Perché parlare di “svantaggio sociale”?
“Quello dello svantaggio è un tema di rilevanza sociale, ancor prima di diventare legge risponde ad un’istanza che proviene da un sentimento morale diffuso di tutela delle situazioni più fragili. Se però continuiamo a cercare soluzioni guardando soltanto al soggetto portatore dello svantaggio, si corre il rischio che l’eterogeneità di interventi aumenti. Per questo è opportuno razionalizzare quello che il panorama già offre: per gli operatori del settore avrebbe già una ricaduta importante. L’oggettivizzazione del problema aiuta così a creare una categoria, quella dello ‘svantaggio’, che può essere considerata alla stregua di un denominatore comune a diverse condizioni di vita: non autosufficienza, disabilità, disagio psico-fisico. Lo svantaggio è la situazione diversa rispetto a quella che può essere considerata standard”.
Creando una categoria più ampia, non si rischia di trascurare le situazioni specifiche?

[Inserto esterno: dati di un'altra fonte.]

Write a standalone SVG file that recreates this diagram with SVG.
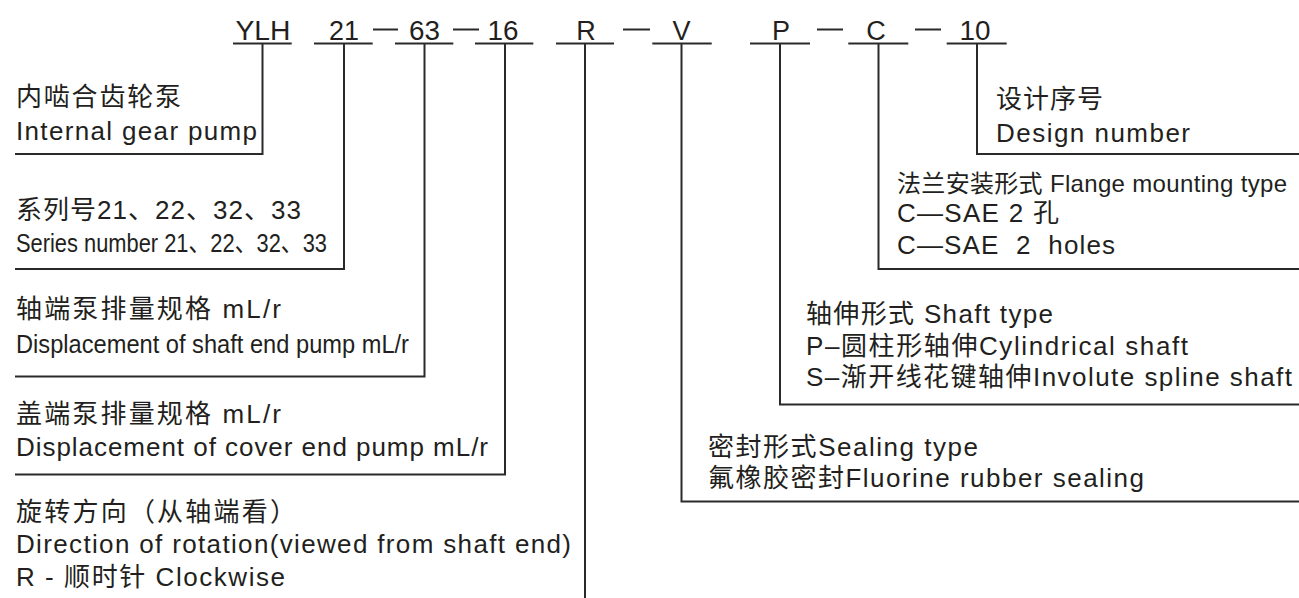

“Se è vero che oggettivizzare il problema sembra contrastare con una logica che invita a distinguere le singole realtà, perché una tutela uguale per tutti è come una tutela per nessuno, parimenti si impone la necessità di una valutazione media come base di partenza. Da questa oggettivizzazione, naturalmente, si andranno poi ad individuare i bisogni specifici. Il problema, in verità, è che spesso non si arriva neanche alla individuazione di quei mezzi adeguati che la Costituzione impone”.
In che senso?
“Il lavoratore è membro di una famiglia. Intorno al lavoro cresce la famiglia e intorno ad essa si costituisce la società. Molti dimenticano il secondo comma dell’art. 4 della Costituzione: ‘Ogni cittadino ha il dovere di svolgere, secondo le proprie possibilità e la propria scelta, un’attività o una funzione che concorra al progresso materiale o spirituale della società’. Deve, non è che può. Stare con le mani in mano è odioso perché ciascuno di noi sta nella società e per la società. Nel momento in cui un cittadino si trova in una situazione di svantaggio, rispetto ad uno standard di adeguatezza sociale, non soltanto è lesa la sua dignità di persona ma non è nemmeno messo in condizione di contribuire al progresso della società”.
E sembra che la produzione normativa in Italia non aiuti…
“Gli interventi di legge sono assai frastagliati e poco organici, un’ampiezza accresciuta dal fatto che le Regioni hanno ampia discrezionalità di azione. Per fare un esempio, soltanto il Lazio ha disciplinato gli stage e i tirocini per i giovani in condizione svantaggiate. Di fronte a questo vasto scenario – che va dalla non autosufficienza alle garanzie per i giovani – le persone possono risultare ‘svantaggiate’ da un punto di vista economico ma non sociale, o soltanto rispetto a determinati temi e non ad altri”.
Chi sono i nuovi svantaggiati?
“È un problema assai diffuso nel Paese e cominciano ad entrare nuove realtà nel concetto di svantaggio sociale: ad esempio le possibilità di accesso al credito, perché le condizioni economiche disagiate sono ormai considerate gravi al pari di altre. La situazione di svantaggio sociale, inoltre, inizia ad interessare non più soltanto le categorie classicamente considerate – giovani e anziani – ma anche le fasce di età medie. Pensiamo ai 45enni che perdono lavoro e si ritrovano in condizioni di vita drammatiche. O ai giovanissimi, rispetto ai quali si registra una crescita considerevole dell’uso degli stupefacenti”.
Eppure la famiglia continua ad essere un argine al disagio sociale…
“Certamente una larga parte del Welfare è ancora affidato alla famiglia, che svolge anche un altro ruolo fondamentale: quello di controllo sociale. È la famiglia che rende ammissibili certi comportamenti e intollerabili altri. Oggi, però, questa funzione sta venendo meno, mentre aumentano gli stimoli a cui sono esposti i giovani rispetto al passato. E questo cedimento della famiglia deve far ripensare anche alcuni aspetti del sistema previdenziale”.